Navigating Yehuda Market in the Dark

September 16 (erev Rosh Hashanah)  We went to Yahuda Market this morning to shop for Rosh Hashanah dinner. (Rosh Hashanah is the Jewish New Year and everything pretty much shuts down starting around 3pm on Sunday until after dark on Tuesday.) It’s hard to explain how loud, crowded, chaotic, colorful and odiferous Yahuda Market is. It’s an exhilarating assault on the senses.  As we entered the market we saw a visually impaired person with a guide dog, a black lab. If you look carefully at the photo below you can see the dog and handler (in the red shirt) crossing the train tracks (click on the link for a larger image). It’s difficult enough navigating the crowds and narrow alleyways of the shuk – let alone doing it with a dog, and lacking good or any vision. The fellow had just finished a successful shopping trip in the very crowded market with the dog at his side.  Notice the full basket of items. Given the tumult of the area and on this day in particular, this handler and dog are really amazing.

The man in the red shirt has a guide dog on his left side

 We’ve seen three visually impaired/blind people in the three weeks we’ve lived here; two of them with guide dogs.  Not sure if there are more blind people in Israel than in other places? A result of the wars and suicide bombings? Or maybe we’re just more aware because of our work with Guiding Eyes, and just seeing more such folks because we are living in the city and getting around by mass transportation?

 

Tension in Israel and the Middle East

There is likely always tension in Israel, particularly in Jerusalem. The film
denigrating the Prophet Mohamed has not only affected decorum in the Arab countries, but also here. So far, no injuries but there was a pretty big demonstration outside the Damascus Gate in East Jerusalem after Friday prayers. Observant Muslims pray 5 times a day but Friday at noon, Jumu’ah, is their big event each week. Because of the unrest caused by the film, the State Department has sent out alerts to all Fulbright people and U.S. government workers in Jerusalem to keep away from the Old City and Arab neighborhoods until things calm down.

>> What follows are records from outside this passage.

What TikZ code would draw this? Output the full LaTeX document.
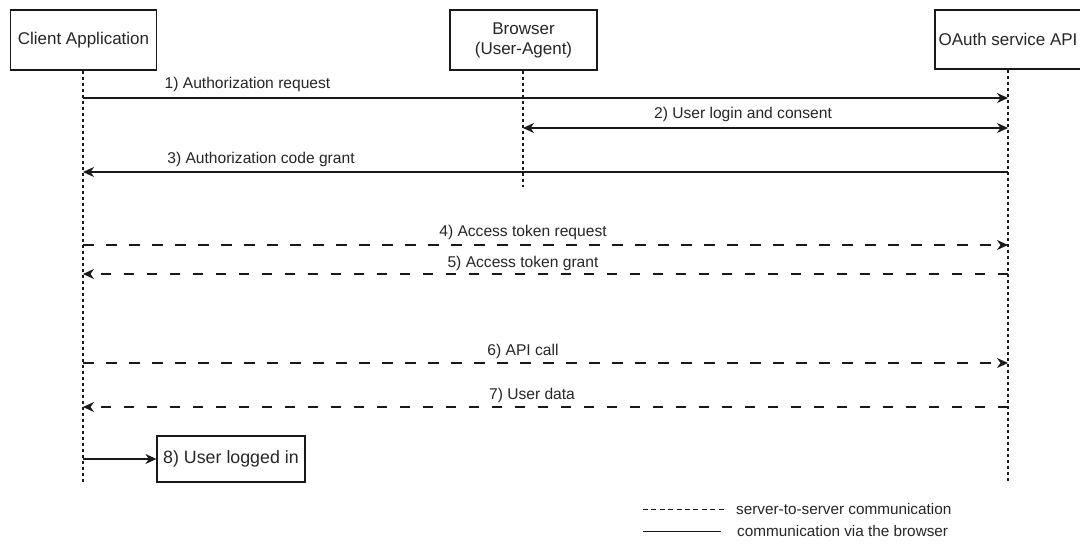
\documentclass[tikz,border=0pt]{standalone}
\usepackage{fontspec}
\setmainfont{Liberation Sans}
\usetikzlibrary{arrows.meta}

\tikzset{
  ink/.style={draw=black!90, line width=1.2pt},
  tip/.style={Stealth[length=11pt,width=10pt,inset=3.5pt]},
  actor/.style={ink, fill=white, inner sep=0pt, align=center,
    font=\fontsize{17}{20}\selectfont, text=black!85},
  lifeline/.style={ink, dash pattern=on 3pt off 3pt},
  msg/.style={ink, -{Stealth[length=11pt,width=10pt,inset=3.5pt]}},
  bimsg/.style={ink, {Stealth[length=11pt,width=10pt,inset=3.5pt]}-{Stealth[length=11pt,width=10pt,inset=3.5pt]}},
  srv/.style={dash pattern=on 10.5pt off 12.5pt},
  msglabel/.style={font=\fontsize{15.6}{18}\selectfont, text=black!85, inner sep=0pt},
  legendtext/.style={font=\fontsize{15.3}{18}\selectfont, text=black!85, inner sep=0pt, anchor=west},
}

\begin{document}
\begin{tikzpicture}[x=1pt, y=-1pt]
  \useasboundingbox (0,0) rectangle (1080,552);
  \clip (0,0) rectangle (1080,552);

  % participants
  \node[actor, minimum width=146pt, minimum height=60pt] (client) at (83.5,40) {Client Application};
  \node[actor, minimum width=147pt, minimum height=60pt] (browser) at (523.5,40) {Browser\\(User-Agent)};
  \node[actor, minimum width=146pt, minimum height=59pt] (oauth) at (1008,39.5) {OAuth service API};

  % lifeline ends
  \coordinate (clientEnd) at (83,482);
  \coordinate (browserEnd) at (523,187);
  \coordinate (oauthEnd) at (1008,482);
  \draw[lifeline] (client.south -| clientEnd) -- (clientEnd);
  \draw[lifeline] (browser.south -| browserEnd) -- (browserEnd);
  \draw[lifeline] (oauth.south -| oauthEnd) -- (oauthEnd);

  % message anchors on the lifelines
  \foreach \n/\y in {1/98, 2/128, 3/172, 4/245, 5/274, 6/363, 7/407, 8/459} {
    \coordinate (c\n) at (83,\y);
    \coordinate (o\n) at (1008,\y);
  }
  \coordinate (b2) at (523,128);

  % messages
  \draw[msg] (c1) -- (o1);
  \node[msglabel] (l1) at (247.5,84) {1) Authorization request};

  \draw[bimsg] (b2) -- (o2);
  \node[msglabel] (l2) at (743,114) {2) User login and consent};

  \draw[msg] (o3) -- (c3);
  \node[msglabel] (l3) at (261,159) {3) Authorization code grant};

  \draw[msg, srv] (c4) -- (o4);
  \node[msglabel] (l4) at (523,232) {4) Access token request};

  \draw[msg, srv] (o5) -- (c5);
  \node[msglabel] (l5) at (523,263) {5) Access token grant};

  \draw[msg, srv] (c6) -- (o6);
  \node[msglabel] (l6) at (523,351) {6) API call};

  \draw[msg, srv] (o7) -- (c7);
  \node[msglabel] (l7) at (532,395) {7) User data};

  % final state
  \node[actor, minimum width=148pt, minimum height=46pt, font=\fontsize{17.8}{20}\selectfont] (done) at (231,459) {8) User logged in};
  \draw[msg] (c8) -- (done.west);

  % legend
  \coordinate (lgA1) at (643,509);
  \coordinate (lgA2) at (726,509);
  \coordinate (lgB1) at (643,531);
  \coordinate (lgB2) at (721,531);
  \draw[draw=black!90, line width=1pt, dash pattern=on 5pt off 3.4pt] (lgA1) -- (lgA2);
  \node[legendtext] (lgtA) at (736,509) {server-to-server communication};
  \draw[draw=black!90, line width=1pt] (lgB1) -- (lgB2);
  \node[legendtext] (lgtB) at (737,531) {communication via the browser};
\end{tikzpicture}
\end{document}
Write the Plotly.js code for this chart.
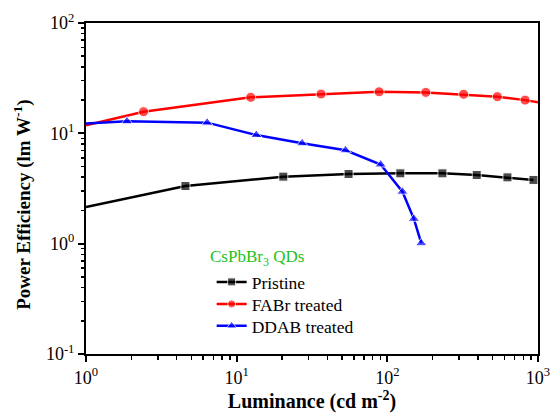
<!DOCTYPE html>
<html>
<head>
<meta charset="utf-8">
<script src="https://cdn.plot.ly/plotly-3.0.1.min.js"></script>
<style>html,body{margin:0;padding:0;background:#fff;}#chart{width:553px;height:419px;}</style>
</head>
<body>
<div id="chart"></div>
<script>
// Data
const pristineX = [1.0, 4.57, 20.4, 55.3, 122, 232, 392, 627, 933];
const pristineY = [2.15, 3.33, 4.05, 4.28, 4.34, 4.34, 4.19, 3.99, 3.78];
const pristineShowMarker = [0, 1, 1, 1, 1, 1, 1, 1, 1];

const fabrX = [1.0, 2.41, 12.4, 36.3, 88.2, 180, 321, 537, 821, 1000];
const fabrY = [11.8, 15.7, 21.2, 22.7, 23.8, 23.5, 22.6, 21.5, 20.0, 19.1];
const fabrShowMarker = [0, 1, 1, 1, 1, 1, 1, 1, 1, 0];

const ddabX = [1.0, 1.87, 6.37, 13.5, 27.2, 52.8, 90.3, 126, 150, 168];
const ddabY = [12.3, 12.85, 12.5, 9.66, 8.13, 7.02, 5.22, 2.96, 1.68, 1.01];
const ddabShowMarker = [0, 1, 1, 1, 1, 1, 1, 1, 1, 1];

const seriesNames = ['Pristine', 'FABr treated', 'DDAB treated'];
const legendTitle = 'CsPbBr<sub>3</sub> QDs';
const xTickVals = [1, 10, 100, 1000];
const xTickText = ['10<sup>0</sup>', '10<sup>1</sup>', '10<sup>2</sup>', '10<sup>3</sup>'];
const yTickVals = [0.1, 1, 10, 100];
const yTickText = ['10<sup>-1</sup>', '10<sup>0</sup>', '10<sup>1</sup>', '10<sup>2</sup>'];
const xTitle = '<b>Luminance (cd m<sup>-2</sup>)</b>';
const yTitle = '<b>Power Efficiency (lm W<sup>-1</sup>)</b>';

const FONT = 'Liberation Serif';

function sizes(flags, s) { return flags.map(f => f ? s : 0); }

const traces = [
  {x: pristineX, y: pristineY, name: seriesNames[0], mode: 'lines+markers', legend: 'legend',
   line: {color: '#000000', width: 2.5},
   marker: {symbol: 'square', size: sizes(pristineShowMarker, 9), color: '#000000'}},
  {x: fabrX, y: fabrY, name: seriesNames[1], mode: 'lines+markers', legend: 'legend2',
   line: {color: '#ff0000', width: 2.5},
   marker: {symbol: 'circle', size: sizes(fabrShowMarker, 10), color: '#ff0000'}},
  {x: ddabX, y: ddabY, name: seriesNames[2], mode: 'lines+markers', legend: 'legend3',
   line: {color: '#0000ff', width: 2.5},
   marker: {symbol: 'triangle-up', size: sizes(ddabShowMarker, 10), color: '#0000ff'}}
];

const axisCommon = {
  type: 'log', showgrid: false, zeroline: false,
  showline: true, linecolor: '#000', linewidth: 2, mirror: true,
  ticks: 'outside', ticklen: 6, tickwidth: 2, tickcolor: '#000',
  tickfont: {family: FONT, size: 18, color: '#000'},
  tickmode: 'array',
  minor: {ticks: 'outside', ticklen: 3.5, tickwidth: 1.5, tickcolor: '#000', dtick: 'D1', showgrid: false}
};

function legendAt(y) {
  return {
    x: 0.278, y: y, xanchor: 'left', yanchor: 'middle',
    bgcolor: 'rgba(0,0,0,0)', borderwidth: 0,
    font: {family: FONT, size: 17.5, color: '#000'},
    tracegroupgap: 0
  };
}

const layout = {
  width: 553, height: 419,
  margin: {l: 86, r: 15, t: 23, b: 65},
  paper_bgcolor: '#fff', plot_bgcolor: '#fff',
  font: {family: FONT, color: '#000'},
  xaxis: Object.assign({}, axisCommon, {
    range: [0, 3], tickvals: xTickVals, ticktext: xTickText,
    title: {text: xTitle, font: {family: FONT, size: 20, color: '#000'}, standoff: 4}
  }),
  yaxis: Object.assign({}, axisCommon, {
    range: [-1, 2], tickvals: yTickVals, ticktext: yTickText
  }),
  showlegend: true,
  legend: legendAt(0.2175),
  legend2: legendAt(0.151),
  legend3: legendAt(0.0846),
  annotations: [{
    text: legendTitle, xref: 'paper', yref: 'paper',
    x: 0.270, y: 0.29, xanchor: 'left', yanchor: 'middle', showarrow: false,
    font: {family: FONT, size: 17, color: '#22c322'}
  }, {
    text: yTitle, xref: 'paper', yref: 'paper', textangle: -90,
    x: -0.142, y: 0.45, xanchor: 'center', yanchor: 'middle', showarrow: false,
    font: {family: FONT, size: 19, color: '#000'}
  }]
};

Plotly.newPlot('chart', traces, layout, {displayModeBar: false, staticPlot: true});
</script>
</body>
</html>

On Wednesday evening we went to a great Italian restaurant, Pera e Mela, in Safra Square near the Jerusalem City Hall and other municipal buildings.  We had a lovely evening sitting outdoors, drinking wine, and eating hand-made pasta with mushroom creme sauce (Marty) and salsa rosa (Carol) (in NYC we’d call that vodka sauce).  Suddenly we heard an announcement over the load speaker at the
tram station that an unattended bag was left on the station. The police came
immediately and blocked off the crowded area and proceeded to blow it up.  Standard operating procedure. These are rather tense times
in the middle East, but the Israelis seem to be used to this sort of thing. As
soon as the even was over, hectic activity resumed.

Wine Tasting in the Judean Hills

 Friday, September 7, 2012.  Jerusalem is a major metropolis, both ancient and modern, nestled among the Judean Hills. This area has been the site and source of many struggles and wars. The Israelites and Philistines fought here many generations ago. It is also the place where battles related to the Israeli war of independence occurred in 1948. The landscape is striking; a mixture of rugged hills with forests, desert, and settlements.

The Judean Hills               

A settlement in the hills

Our first stop on our exploration of the Judean Hills was the Domaine du Castel winery in the village of Ramat Reizel. Here all the streets signs are in Hebrew and the tour book did not give a street address. Ruth, the tour guide asked us to call her on her cell when we were close. That we did. She gave us directions as we were driving – “go down the street and look for a bus stop; keep to the right and look for a flag; turn right after 50 meters onto a dirt road; take the dirt road to the end.”  Things are definitely not easy to find in Israel – exacerbated because neither of us read Hebrew.

On the way to the winery in Ramat Reizel

Outside the Domaine de Castel winery

The owner of Domaine du Castel has been making wines since 1995. He started as a chef in Tel Aviv, and then ran Mama Mia, a pretty well-known Italian restaurant in Jerusalem. He started the winery to have a good local wine to serve to his customers. When it became too difficult to keep the restaurant open because of the Intifada in the early 2000s, he turned to wine making full-time. He is completely self-taught. Now, he makes several thousand bottles of fabulous whites and reds per year. In the last few years, his winery has achieved “kosher” status –meaning that only religious Jews handle the wine – as a non-observant, the owner instructs, but no longer handles his own wine! After a brief tour of the cellars, we had a tasting of the wines. It’s not like tastings in the U.S. You sit at a table with three bottles of wine, a plate of cheeses (soft, semi-soft and hard) and a basket of bread. It’s a meal – and we pretty much finished two bottles. The wines and cheeses were terrific, as was the ambience. Yes, we bought a case, which turns out to be the most expensive wines we ever owned.